The Denver clerk’s office stayed open until 3 a.m. Wednesday morning issuing civil union licenses, and U.S. Hancock, Rep. Diana DeGette and local judges spent hours officiating civil union ceremonies in the atrium of the Wellington E. Webb Municipal Office Building.

“I’ve been a part of the effort to legalize civil unions in Colorado now for several years,” Hancock told the Associated Press. “I feel a tremendous amount of pride for the people of Denver to work with their legislators to finally pass this piece of legislation to allow people to love and live as they so choose.”

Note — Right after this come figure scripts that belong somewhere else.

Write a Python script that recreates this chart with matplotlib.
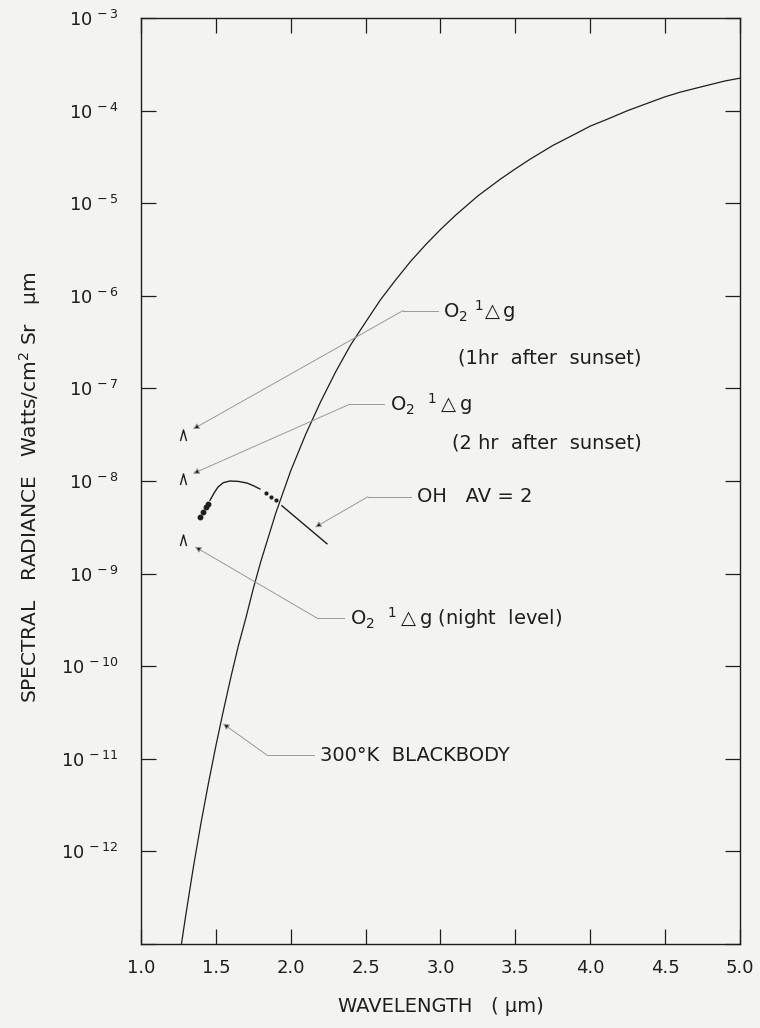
import matplotlib.pyplot as plt
from matplotlib.path import Path
from matplotlib.ticker import FixedLocator, NullLocator

plt.rcParams['font.family'] = ['DejaVu Sans']
plt.rcParams['mathtext.fontset'] = 'dejavusans'
plt.rcParams['mathtext.default'] = 'regular'

# 300 K blackbody curve
bb_wl = [1.27, 1.30, 1.35, 1.40, 1.45, 1.50, 1.55, 1.60, 1.65, 1.70, 1.75,
         1.80, 1.90, 2.00, 2.10, 2.20, 2.30, 2.40, 2.50, 2.60, 2.70, 2.80,
         2.90, 3.00, 3.10, 3.25, 3.40, 3.50, 3.60, 3.75, 3.90, 4.00, 4.10,
         4.25, 4.40, 4.50, 4.60, 4.75, 4.90, 5.00]
bb_rad = [1.0e-13, 2.1e-13, 6.8e-13, 2.0e-12, 5.4e-12, 1.38e-11, 3.3e-11,
          7.6e-11, 1.66e-10, 3.3e-10, 6.9e-10, 1.35e-9, 4.5e-9, 1.29e-8,
          3.2e-8, 7.2e-8, 1.51e-7, 2.95e-7, 5.2e-7, 9.1e-7, 1.48e-6, 2.35e-6,
          3.55e-6, 5.2e-6, 7.4e-6, 1.2e-5, 1.82e-5, 2.35e-5, 3.0e-5, 4.2e-5,
          5.6e-5, 6.8e-5, 7.9e-5, 1.0e-4, 1.23e-4, 1.41e-4, 1.58e-4, 1.82e-4,
          2.09e-4, 2.24e-4]

# OH (delta v = 2) band: solid parts and dotted parts
oh_wl_a = [1.461, 1.49, 1.514, 1.55, 1.594, 1.65, 1.708, 1.75, 1.794]
oh_rad_a = [6.2e-9, 7.5e-9, 8.6e-9, 9.6e-9, 1.0e-8, 9.9e-9, 9.5e-9, 8.9e-9, 8.2e-9]
oh_wl_b = [1.941, 2.242]
oh_rad_b = [5.4e-9, 2.1e-9]
oh_dots_wl1 = [1.394, 1.414, 1.434, 1.447]
oh_dots_rad1 = [4.1e-9, 4.6e-9, 5.2e-9, 5.6e-9]
oh_dots_wl2 = [1.834, 1.868, 1.901]
oh_dots_rad2 = [7.4e-9, 6.7e-9, 6.2e-9]

# O2 1-delta-g levels at 1.27 um (lower limits)
o2_wl = [1.28, 1.28, 1.28]
o2_rad = [3.1e-8, 1.05e-8, 2.3e-9]

xticks = [1.0, 1.5, 2.0, 2.5, 3.0, 3.5, 4.0, 4.5, 5.0]
xtick_labels = ['1.0', '1.5', '2.0', '2.5', '3.0', '3.5', '4.0', '4.5', '5.0']
ydecades = list(range(-13, -2))
ytick_labels = [''] + [r'10$^{\,%d}$' % k for k in range(-12, -2)]

# label, text x, text y, line end x, tip x, tip y, second line
notes = [
    (r'O$_2$ $^1\!\triangle$g', 3.02, 10**-6.16, 2.75, 1.347, 10**-7.44, ('(1hr  after  sunset)', 3.12, 10**-6.67)),
    (r'O$_2$  $^1\triangle$g', 2.66, 10**-7.17, 2.395, 1.347, 10**-7.92, ('(2 hr  after  sunset)', 3.08, 10**-7.59)),
    ('OH   AV = 2', 2.845, 10**-8.17, 2.515, 2.162, 10**-8.50, None),
    (r'O$_2$  $^1\triangle$g (night  level)', 2.395, 10**-9.48, 2.175, 1.36, 10**-8.71, None),
    ('300°K  BLACKBODY', 2.195, 10**-10.96, 1.841, 1.547, 10**-10.62, None),
]

ink = '#1e1e1e'
grey = '#9a9a9a'
bg = '#f3f3f1'

caret = Path([(-0.55, -1.0), (0.0, 1.0), (0.55, -1.0)],
             [Path.MOVETO, Path.LINETO, Path.LINETO])

fig = plt.figure(figsize=(7.6, 10.28), dpi=100, facecolor=bg)
ax = fig.add_axes([141 / 760, 1 - 944 / 1028, 599 / 760, 926 / 1028])
ax.set_facecolor(bg)
ax.set_yscale('log')
ax.set_xlim(1.0, 5.0)
ax.set_ylim(1e-13, 1e-3)

ax.plot(bb_wl, bb_rad, color=ink, lw=0.9)
ax.plot(oh_wl_a, oh_rad_a, color=ink, lw=1.0)
ax.plot(oh_wl_b, oh_rad_b, color=ink, lw=1.0)
ax.plot(oh_dots_wl1, oh_dots_rad1, ls='none', marker='o', ms=3.2, color=ink)
ax.plot(oh_dots_wl2, oh_dots_rad2, ls='none', marker='o', ms=2.0, color=ink)
ax.plot(o2_wl, o2_rad, ls='none', marker=caret, ms=8, mfc='none', mec=ink, mew=1.0)

for label, tx, ty, cx, px, py, extra in notes:
    ax.text(tx, ty, label, fontsize=14, color=ink, ha='left', va='center')
    ax.plot([tx - 0.04, cx], [ty, ty], color=grey, lw=0.7)
    ax.annotate('', xy=(px, py), xytext=(cx, ty),
                arrowprops=dict(arrowstyle='-|>', lw=0.7, ec=grey, fc=ink,
                                shrinkA=0, shrinkB=0, mutation_scale=9))
    if extra:
        ax.text(extra[1], extra[2], extra[0], fontsize=14, color=ink,
                ha='left', va='center')

ax.xaxis.set_major_locator(FixedLocator(xticks))
ax.set_xticklabels(xtick_labels)
ax.yaxis.set_major_locator(FixedLocator([10.0 ** k for k in ydecades]))
ax.set_yticklabels(ytick_labels)
ax.yaxis.set_minor_locator(NullLocator())
ax.tick_params(axis='both', direction='in', length=11, width=0.9, color=ink,
               top=True, right=True, labelsize=13, labelcolor=ink)
ax.tick_params(axis='x', pad=11)
ax.tick_params(axis='y', pad=16)
for s in ax.spines.values():
    s.set_linewidth(1.0)
    s.set_color(ink)

ax.set_xlabel('WAVELENGTH   ( µm)', fontsize=14, color=ink, labelpad=14)
fig.text(30 / 760, 1 - 487 / 1028,
         r'SPECTRAL   RADIANCE   Watts/cm$^2$ Sr   µm',
         rotation=90, fontsize=14.5, color=ink, ha='center', va='center')

fig.savefig('out.png', dpi=100, facecolor=bg)
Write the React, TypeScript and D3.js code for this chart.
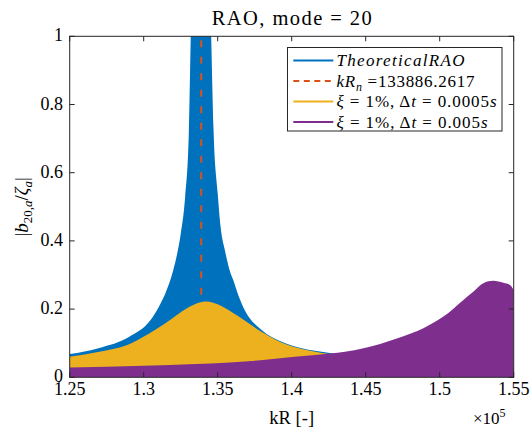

DeGette, who has been a longtime supporter of gay rights, told the Associated Press that she’d specifically earned her clergy status online so she could participate in Wednesday morning’s ceremonies.

“Members of the GLBT community are the same as everyone else — they want loving, permanent relationships,” she said.

In Boulder the first license was granted to Bonnie Lloyd and Pattea Carpenter, who’d already made history when they became the first lesbian couple in the U.S. to have both of their names on their child’s birth certificate.

By the 3 a.m. cutoff time, 130 couples in Denver and 48 couples in Boulder were reportedly granted civil unions. The state resumed granting licenses at 8 a.m. Wednesday morning.

In 1992 voters in Colorado approved a ban on discrimination protection for gay people, and they made gay marriage illegal under the state constitution in 2006. The civil union bill was signed this March by Gov. John Hickenlooper, a development indicative of the major gains that gay rights advocates have made in recent years.

But as happy as the Simons were to celebrate their civil union, Anna Simon told the Associated Press that the law only represents another step in the struggle for LGBT marriage rights.

“Like most people growing up, you have a dream of falling in love and getting married, not getting a civil union,”  Simon said.